De Art Basel a ARCO: ¿cómo se viste en el mundo del arte?
EN ARCO, ‘los estilismos’ de cada figura de la escena son una expresión artística.
Ni todas las ferias de arte son lo mismo ni en ellas la gente viste igual. Por eso nada tiene que ver, pongamos por caso, Art Basel Miami Beach con Art Cologne: en cuanto a indumentaria, la primera alcanza momentos equidistantes entre Dinastía y Kika de Almodóvar —en un mejor escenario— y la segunda no queda muy lejos de un funeral protestante. De nuestra ARCO dice el cliché que es “una puerta entre América y Europa”, así que, siendo optimistas, en ella convive lo mejor de ambos mundos.
Sin embargo, hay cosas que nunca cambian.

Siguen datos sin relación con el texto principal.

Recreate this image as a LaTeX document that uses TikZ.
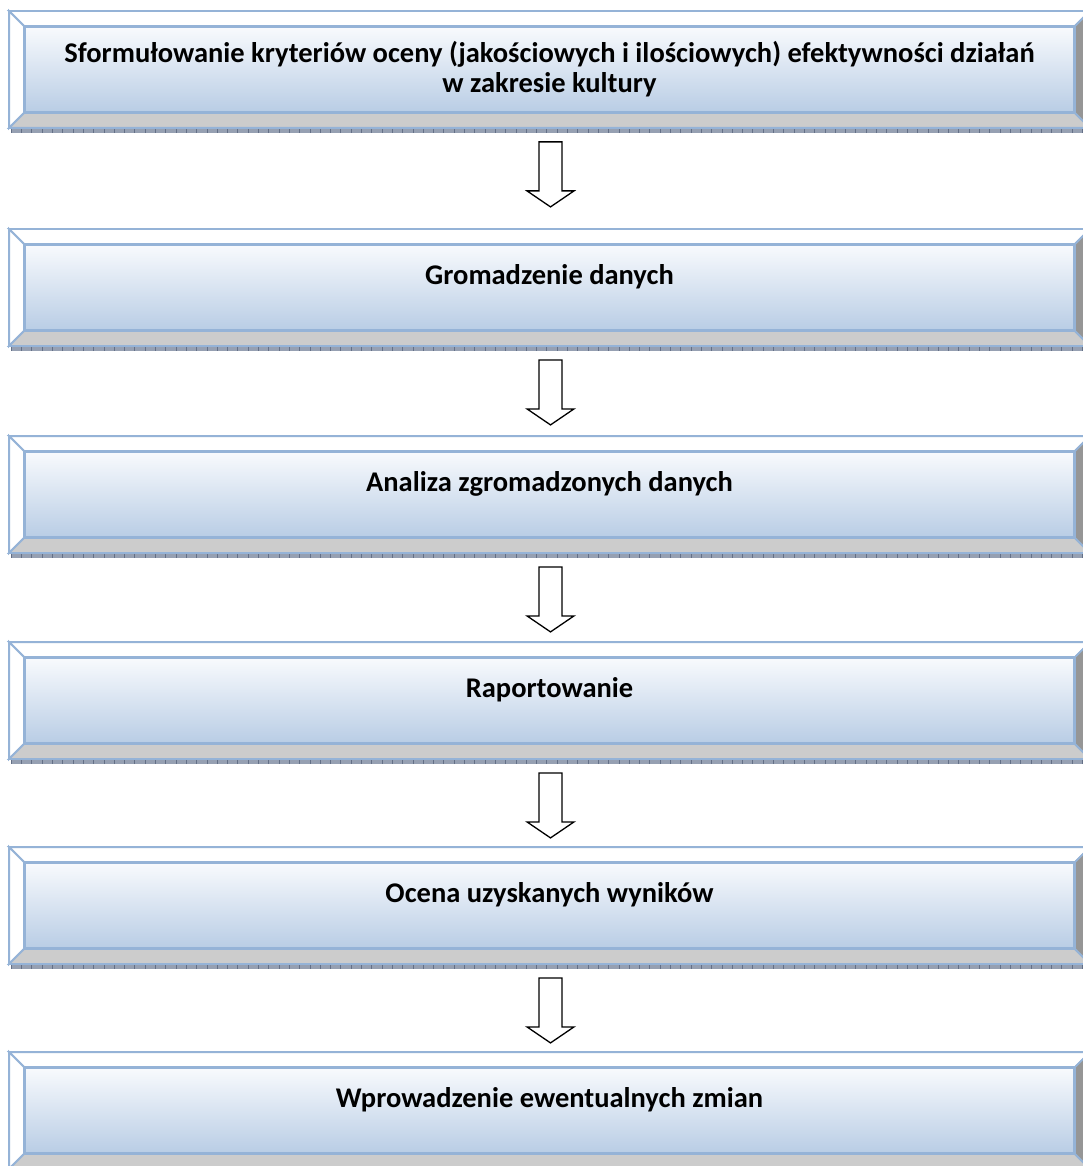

Por ejemplo, las mujeres del arte permanecen fieles a la referencia de Peggy Guggenheim, cuya sombra sigue planeando sobre ellas como la inflación sobre nuestra economía. Esto explicaría el apego a la bisutería y joyas aparatosas, las combinaciones en color block y, sobre todo, la gafas XXL entre galeristas, comisarias y coleccionistas de cualquier las edad, raza y latitud. En cuanto al armario masculino, a nadie debe engañarle el supuesto rupturismo del mundo del arte: como en casi todas partes, suele resultar bastante aburrido. En particular, y con honrosas excepciones, los directores de museo han asumido su faceta funcionarial con una literalidad descorazonadora.
Por otro lado, se comprende que entre galeristas y asesores exista propensión al uniforme, porque un uniforme sugiere eficiencia y credibilidad. Por eso abunda el traje oscuro de dos piezas —con jersey de cuello vuelto o camisa blanca— y en general lo monocromo. Pero, cuidado, es importante comprender y activar los matices que diferencian el atuendo de galerista del de consultor explotado por una big four: incurrir en semejante confusión podría resultar fatal. A cambio, por culpa de la moda de las camisas de trabajo de sarga azul marino o añil con bolsillos de solapa, que el sector ha abrazado con entusiasmo, a veces uno puede creerse en pleno advenimiento de la Revolución Cultural china. Sin abandonar Oriente, Issey Miyake y sus plisados siguen teniendo gran predicamento, como Yamamoto o Kawakubo: recurrir a la crema del diseño japonés es acierto seguro ante una invitación a un sarao posferial.
Los estilos más atrevidos, que ocasionalmente pueden tomar como referencia el clubbing berlinés, están reservados a jóvenes asistentes de galería, o bien a las/os comisarias/os de tendencia queer. Ya que vamos a eso, hay que lamentar que las teorías de género que triunfan en los discursos artísticos no terminen de arrasar en el plano social. Para creer de verdad en el poder transformador que el arte contemporáneo reclama deberíamos ver más fluidez de género en nuestros agentes.
Para el factor originalidad suele confiarse en los propios artistas. Y se aprecia el esfuerzo, aunque resulte difícil encontrar el relevo de Leonor Fini, Jean-Michel Basquiat, Maruja Mallo o Joseph Beuys. David Hockney sigue entre nosotros, pero ya no se prodiga mucho. En cuanto a Yayoi Kusama, se inventó un estilo imbatible, pero por desgracia solo se manifiesta en versión maniquí comercial.
Como siempre que hablamos de ARCO, sería injusto no rendir homenaje a una generación de mujeres galeristas que, además de cimentar la escena artística de nuestro país, contribuyeron a construir su imaginario. Por muchos motivos —también el puro goce visual— echamos de menos a Soledad Lorenzo por los pasillos de la feria. Afortunadamente sigue en activo Juana de Aizpuru, que no solo es la autora y primera directora de ARCO, sino su auténtico icono. En todas sus épocas y momentos constituye una fuente de inspiración para quienes formamos parte de este sector. Mi Juana favorita es la de principios de los años ochenta, cuando comandaba las inauguraciones flotando en un mar de señores trajeados. Juana, más alta que la mayoría de ellos, elevada sobre sus tacones y coronada por su inconfundible cardado, encarnaba el triunfo de la esperanza sobre la monotonía. ¿No es eso lo que toda manifestación artística debería prometernos?